## [EXERCISE PROMPT]
Below are some records. Retype exactly the lines from the one containing "Reproduce this chart" through the one containing "from matplotlib.lines import Line2D", both included, skipping every picture.

## [DATA FOR THIS TASK]
- - -

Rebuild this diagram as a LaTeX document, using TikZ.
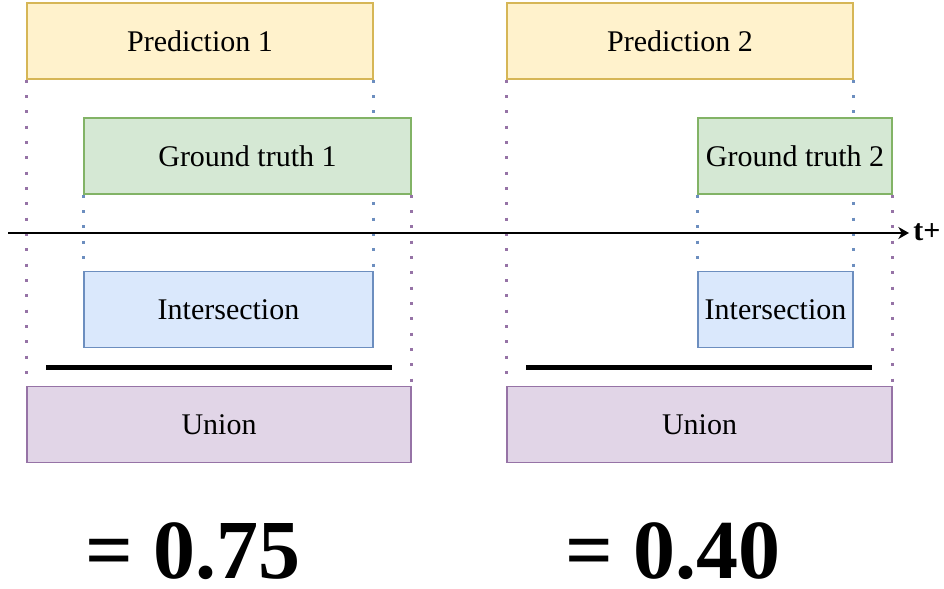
\documentclass[tikz,border=0pt]{standalone}
\usepackage{fontspec}
\setmainfont{Liberation Serif}
\usetikzlibrary{arrows.meta, positioning, backgrounds}
\definecolor{predfill}{HTML}{FFF2CC}
\definecolor{preddraw}{HTML}{D6B656}
\definecolor{gtfill}{HTML}{D5E8D4}
\definecolor{gtdraw}{HTML}{82B366}
\definecolor{intfill}{HTML}{DAE8FC}
\definecolor{intdraw}{HTML}{6C8EBF}
\definecolor{unifill}{HTML}{E1D5E7}
\definecolor{unidraw}{HTML}{9673A6}

\begin{document}
\begin{tikzpicture}[
  x=0.75pt, y=-0.75pt,
  >={Stealth[length=8pt, width=9pt, inset=2.5pt]},
  every node/.style={text=black, font=\fontsize{22.5}{27}\selectfont},
  box/.style={line width=1.1pt, minimum height=57pt, inner sep=0pt, align=center},
  predbox/.style={box, fill=predfill, draw=preddraw},
  gtbox/.style={box, fill=gtfill, draw=gtdraw},
  intbox/.style={box, fill=intfill, draw=intdraw},
  unibox/.style={box, fill=unifill, draw=unidraw},
  guide/.style={line width=2.2pt, dash pattern=on 2.2pt off 9.3pt},
  result/.style={font=\fontsize{63}{70}\selectfont\bfseries, anchor=base, inner sep=0pt},
]

\useasboundingbox (0,0) rectangle (944,588);

% Case 1
\node[predbox, minimum width=259.5pt] (pred1) at (200,41) {Prediction 1};
\node[gtbox, minimum width=245.25pt] (gt1) at (247.5,156) {Ground truth 1};
\node[intbox, minimum width=216.75pt] (inter1) at (228.5,309.5) {Intersection};
\node[unibox, minimum width=288pt] (union1) at (219,424.5) {Union};
\draw[line width=3.75pt] (46,367) -- (392,367);
\node[result] (iou1) at (193,578) {= 0.75};

% Case 2
\node[predbox, minimum width=259.5pt] (pred2) at (680,41) {Prediction 2};
\node[gtbox, minimum width=145.5pt] (gt2) at (795,156) {Ground truth 2};
\node[intbox, minimum width=116.25pt] (inter2) at (775.5,309.5) {Intersection};
\node[unibox, minimum width=288.75pt] (union2) at (699.5,424.5) {Union};
\draw[line width=3.75pt] (526,367) -- (872,367);
\node[result] (iou2) at (673,578) {= 0.40};

% Guide lines
\begin{scope}[on background layer]
  \foreach \i in {1,2} {
    \draw[guide, unidraw] (pred\i.south west) -- (union\i.north west);
    \draw[guide, unidraw] (gt\i.south east) -- (union\i.north east);
    \draw[guide, intdraw] (pred\i.south east) -- (inter\i.north east);
    \draw[guide, intdraw] (gt\i.south west) -- (inter\i.north west);
  }
\end{scope}

% Time axis
\coordinate (t0) at (8,233);
\node[anchor=west, inner sep=3pt, font=\fontsize{22.5}{27}\selectfont\bfseries] (tlab) at (909,232) {t+};
\draw[line width=1.1pt, ->] (t0) -- (t0 -| tlab.west);

\end{tikzpicture}
\end{document}
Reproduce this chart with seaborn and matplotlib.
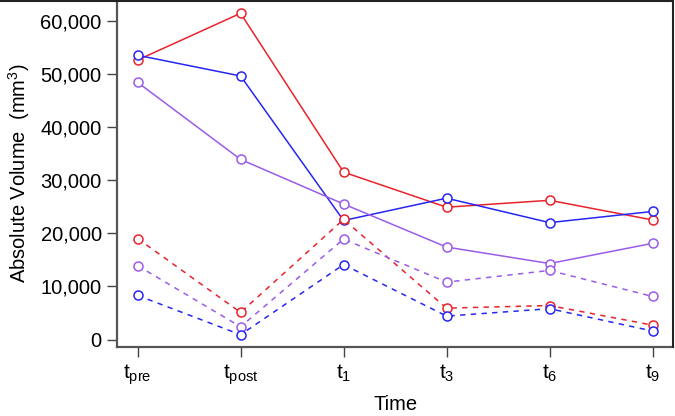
import matplotlib
matplotlib.use("Agg")
import matplotlib.pyplot as plt
import seaborn as sns
import pandas as pd
from matplotlib.lines import Line2D

sns.set_style("ticks")
plt.rcParams["font.family"] = ["Liberation Sans", "DejaVu Sans"]
plt.rcParams["mathtext.fontset"] = "custom"
plt.rcParams["mathtext.rm"] = "Liberation Sans"
plt.rcParams["mathtext.it"] = "Liberation Sans"
plt.rcParams["text.color"] = "black"
plt.rcParams["axes.labelcolor"] = "black"
plt.rcParams["xtick.labelcolor"] = "black"
plt.rcParams["ytick.labelcolor"] = "black"

# ------------------------------------------------------------
# Datos
# ------------------------------------------------------------
time_points = ["pre", "post", "1", "3", "6", "9"]
tick_labels = [r"$\mathregular{t_{%s}}$" % t for t in time_points]

red_solid = [52600, 61400, 31500, 24900, 26200, 22500]
blue_solid = [53500, 49600, 22400, 26600, 22000, 24100]
purple_solid = [48400, 33900, 25500, 17400, 14300, 18100]
red_dashed = [19000, 5100, 22600, 5900, 6400, 2700]
purple_dashed = [13900, 2400, 18900, 10800, 13000, 8100]
blue_dashed = [8300, 900, 14100, 4400, 5800, 1600]

RED = "#E8232B"
BLUE = "#2626F0"
PURPLE = "#9A5CE8"

series = [
    (red_solid, RED, "-"),
    (blue_solid, BLUE, "-"),
    (purple_solid, PURPLE, "-"),
    (red_dashed, RED, "--"),
    (purple_dashed, PURPLE, "--"),
    (blue_dashed, BLUE, "--"),
]

# ------------------------------------------------------------
# Gráfico
# ------------------------------------------------------------
fig = plt.figure(figsize=(6.75, 4.16), dpi=100)
ax = fig.add_axes([0.1733, 0.166, 0.824, 0.834])

x = list(range(len(time_points)))
for values, color, ls in series:
    df = pd.DataFrame({"t": x, "vol": values})
    sns.lineplot(data=df, x="t", y="vol", ax=ax, color=color, linewidth=1.1,
                 marker="o", markersize=6.5, markerfacecolor="white",
                 markeredgecolor=color, markeredgewidth=1.1)
    if ls == "--":
        ax.lines[-1].set_dashes((3.5, 3.5))

ax.set_xlim(-0.2, 5.2)
ax.set_ylim(-1400, 63900)
ax.set_xticks(x)
ax.set_xticklabels(tick_labels, fontsize=15)
ax.set_yticks(range(0, 60001, 10000))
ax.set_yticklabels([f"{v:,}" for v in range(0, 60001, 10000)], fontsize=14.5)
ax.set_xlabel("Time", fontsize=14.5, labelpad=6)
ax.set_ylabel(r"Absolute Volume  (mm$\mathregular{^3}$)", fontsize=14.5, labelpad=6)

for side in ["top", "right"]:
    ax.spines[side].set_visible(False)
for side in ["left", "bottom"]:
    ax.spines[side].set_color("#555555")
    ax.spines[side].set_linewidth(1.6)
ax.tick_params(axis="both", direction="out", length=7, width=1.0, color="#444444", pad=4)

# marco fino arriba y a la derecha
fig.add_artist(Line2D([0, 0.997], [0.998, 0.998], color="#222222", lw=1.5, transform=fig.transFigure))
fig.add_artist(Line2D([0.997, 0.997], [0.166, 1.0], color="#222222", lw=1.5, transform=fig.transFigure))

plt.savefig("out.png", dpi=100)
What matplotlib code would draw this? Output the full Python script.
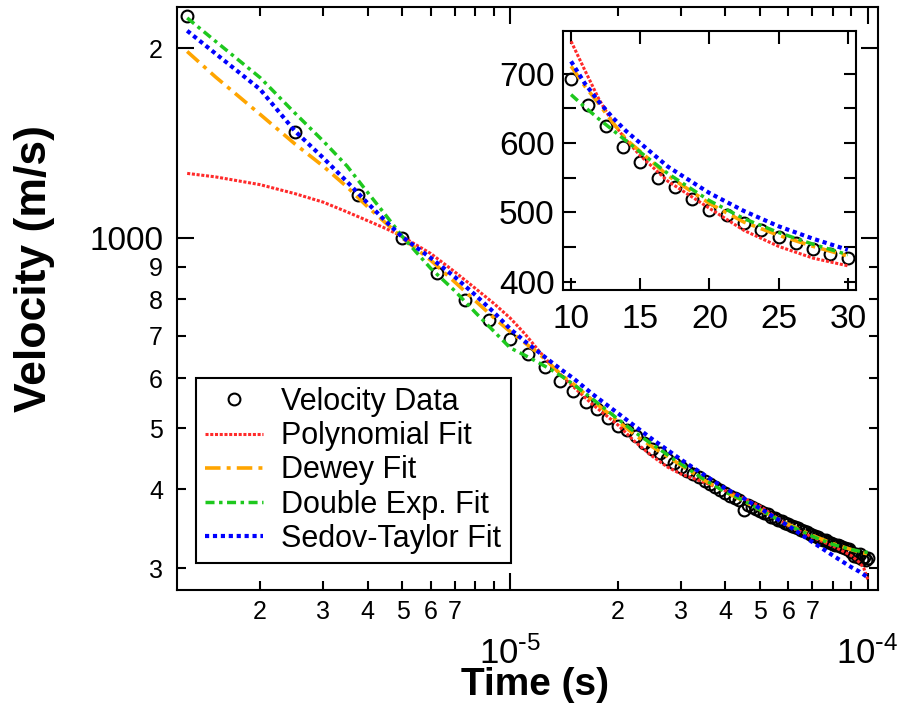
import matplotlib
matplotlib.use('Agg')
import matplotlib.pyplot as plt
from matplotlib.ticker import FixedLocator, FixedFormatter

plt.rcParams['font.family'] = ['Liberation Sans', 'DejaVu Sans']
plt.rcParams['mathtext.default'] = 'regular'

# measured velocity (time in microseconds, velocity in m/s)
data_t = [1.25, 2.5, 3.75, 5, 6.25, 7.5, 8.75, 10, 11.25, 12.5, 13.75, 15, 16.25, 17.5,
          18.75, 20, 21.25, 22.5, 23.75, 25, 26.25, 27.5, 28.75, 30, 31.25, 32.5, 33.75,
          35, 36.25, 37.5, 38.75, 40, 41.25, 42.5, 43.75, 45, 46.25, 47.5, 48.75, 50,
          51.25, 52.5, 53.75, 55, 56.25, 57.5, 58.75, 60, 61.25, 62.5, 63.75, 65, 66.25,
          67.5, 68.75, 70, 71.25, 72.5, 73.75, 75, 76.25, 77.5, 78.75, 80, 81.25, 82.5,
          83.75, 85, 86.25, 87.5, 88.75, 90, 91.25, 92.5, 93.75, 95, 96.25, 97.5, 98.75, 100]
data_v = [2248, 1472, 1170, 1000, 881, 797, 741, 693, 655, 625, 594, 573, 550, 536,
          519, 504, 497, 485, 474, 464, 456, 447, 440, 434, 428, 423, 418,
          413, 408, 404, 399, 395, 391, 388, 384, 371, 378, 375, 372, 370,
          367, 365, 362, 360, 358, 356, 354, 352, 350, 348, 347, 345, 343,
          342, 340, 339, 337, 336, 334, 333, 332, 330, 329, 328, 327, 326,
          325, 324, 323, 322, 322, 318, 314, 316, 313, 316, 310, 312, 309, 311]

fit_t = [1.25, 1.5, 2, 2.5, 3, 3.5, 4, 4.5, 5, 6, 7, 8, 9, 10, 11, 12, 13, 14, 15, 17,
         20, 22.5, 25, 27.5, 30, 35, 40, 45, 50, 60, 70, 80, 90, 95, 97.5, 100]
poly_v = [1266, 1250, 1215, 1176, 1140, 1100, 1065, 1035, 1005, 945, 884, 832, 788, 747,
          705, 664, 630, 604, 582, 545, 506, 474, 451, 434, 423, 410, 398, 387, 376, 350,
          336, 325, 314, 306, 300, 288]
dewey_v = [1975, 1800, 1570, 1410, 1300, 1205, 1120, 1055, 1000, 922, 852, 795, 748, 711,
           682, 657, 630, 605, 588, 553, 513, 486, 467, 451, 437, 413, 396, 383, 371, 352,
           338, 328, 321, 318, 317, 316]
dexp_v = [2232, 2050, 1795, 1578, 1425, 1300, 1180, 1085, 1005, 895, 825, 762, 712, 670,
          652, 635, 619, 603, 587, 556, 517, 491, 471, 454, 439, 414, 396, 384, 371, 351,
          337, 327, 321, 319, 318, 318]
sedov_v = [2130, 1960, 1720, 1478, 1340, 1228, 1135, 1062, 1003, 930, 868, 812, 763, 718,
           686, 660, 637, 617, 600, 566, 528, 502, 480, 462, 446, 421, 401, 387, 373, 350,
           330, 314, 301, 296, 293, 290]

fits = [
    ('Polynomial Fit', poly_v, '#ff2a2a', 2.2, (0, (1, 0.55))),
    ('Dewey Fit', dewey_v, '#ffa500', 2.6, (0, (4.3, 1.7, 1.1, 1.7))),
    ('Double Exp. Fit', dexp_v, '#1ec81e', 2.5, (0, (2.6, 1.3, 1, 1.3))),
    ('Sedov-Taylor Fit', sedov_v, '#0000ff', 3.0, (0, (1, 0.9))),
]

x_minor_labels = ['2', '3', '4', '5', '6', '7', '', '']


def to_seconds(vals):
    return [v * 1e-6 for v in vals]


fig = plt.figure(figsize=(8.98, 7.10), dpi=100)
ax = fig.add_axes([0.197, 0.169, 0.781, 0.821])

ax.plot(to_seconds(data_t), data_v, 'o', ms=8.5, mfc='none', mec='black', mew=1.5,
        label='Velocity Data')
for name, vals, col, lw, ls in fits:
    ax.plot(to_seconds(fit_t), vals, color=col, lw=lw, linestyle=ls, label=name)

ax.set_xscale('log')
ax.set_yscale('log')
ax.set_xlim(1.17e-6, 1.07e-4)
ax.set_ylim(277, 2322)

# x ticks
ax.xaxis.set_major_locator(FixedLocator([1e-5, 1e-4]))
ax.xaxis.set_major_formatter(FixedFormatter([r'$10^{\text{-}5}$', r'$10^{\text{-}4}$']))
x_minor = [m * 1e-6 for m in range(2, 10)] + [m * 1e-5 for m in range(2, 10)]
ax.xaxis.set_minor_locator(FixedLocator(x_minor))
ax.xaxis.set_minor_formatter(FixedFormatter(x_minor_labels * 2))

# y ticks
ax.yaxis.set_major_locator(FixedLocator([1000, 2000]))
ax.yaxis.set_major_formatter(FixedFormatter(['1000', '2']))
ax.yaxis.set_minor_locator(FixedLocator([300, 400, 500, 600, 700, 800, 900]))
ax.yaxis.set_minor_formatter(FixedFormatter(['3', '4', '5', '6', '7', '8', '9']))

ax.tick_params(which='both', direction='in', top=True, right=True, width=1.5)
ax.tick_params(which='major', length=12)
ax.tick_params(which='minor', length=6.5)
ax.tick_params(axis='x', which='minor', labelsize=18, pad=7)
ax.tick_params(axis='x', which='major', labelsize=25, pad=33)
ax.tick_params(axis='y', which='both', labelsize=18, pad=10)
for lab in ax.yaxis.get_majorticklabels():
    if lab.get_text() == '1000':
        lab.set_fontsize(24)
for s in ax.spines.values():
    s.set_linewidth(1.5)

ax.set_xlabel('Time (s)', fontsize=28, fontweight='bold', va='center')
ax.xaxis.set_label_coords(0.511, -0.163)
ax.set_ylabel('Velocity (m/s)', fontsize=32, fontweight='bold', va='center')
ax.yaxis.set_label_coords(-0.2026, 0.552)

leg = ax.legend(loc='lower left', bbox_to_anchor=(0.027, 0.046), borderaxespad=0,
                fontsize=22, handlelength=1.9, labelspacing=0.14, fancybox=False,
                framealpha=1, edgecolor='black', handletextpad=0.6, borderpad=0.3)
leg.get_frame().set_linewidth(1.5)

# inset: linear zoom on 10-30 microseconds
ins = fig.add_axes([0.627, 0.5915, 0.326, 0.365])
i0, i1 = fit_t.index(10), fit_t.index(30) + 1
ins.plot(data_t, data_v, 'o', ms=8.5, mfc='none', mec='black', mew=1.5)
for name, vals, col, lw, ls in fits:
    ins.plot(fit_t[i0:i1], vals[i0:i1], color=col, lw=lw, linestyle=ls)
ins.set_xlim(9.42, 30.58)
ins.set_ylim(388, 762)
ins.set_xticks([10, 15, 20, 25, 30])
ins.set_yticks([400, 500, 600, 700])
ins.set_yticks([450, 550, 650], minor=True)
ins.tick_params(which='both', direction='in', top=True, right=True, width=1.5,
                length=9, labelsize=24)
ins.tick_params(axis='y', pad=6)
ins.tick_params(axis='x', pad=10)
for s in ins.spines.values():
    s.set_linewidth(1.5)

fig.savefig('out.png', dpi=100)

- - -

## [WRITTEN ANSWER]
Reproduce this chart with seaborn and matplotlib.
import matplotlib
matplotlib.use("Agg")
import matplotlib.pyplot as plt
import seaborn as sns
import pandas as pd
from matplotlib.lines import Line2D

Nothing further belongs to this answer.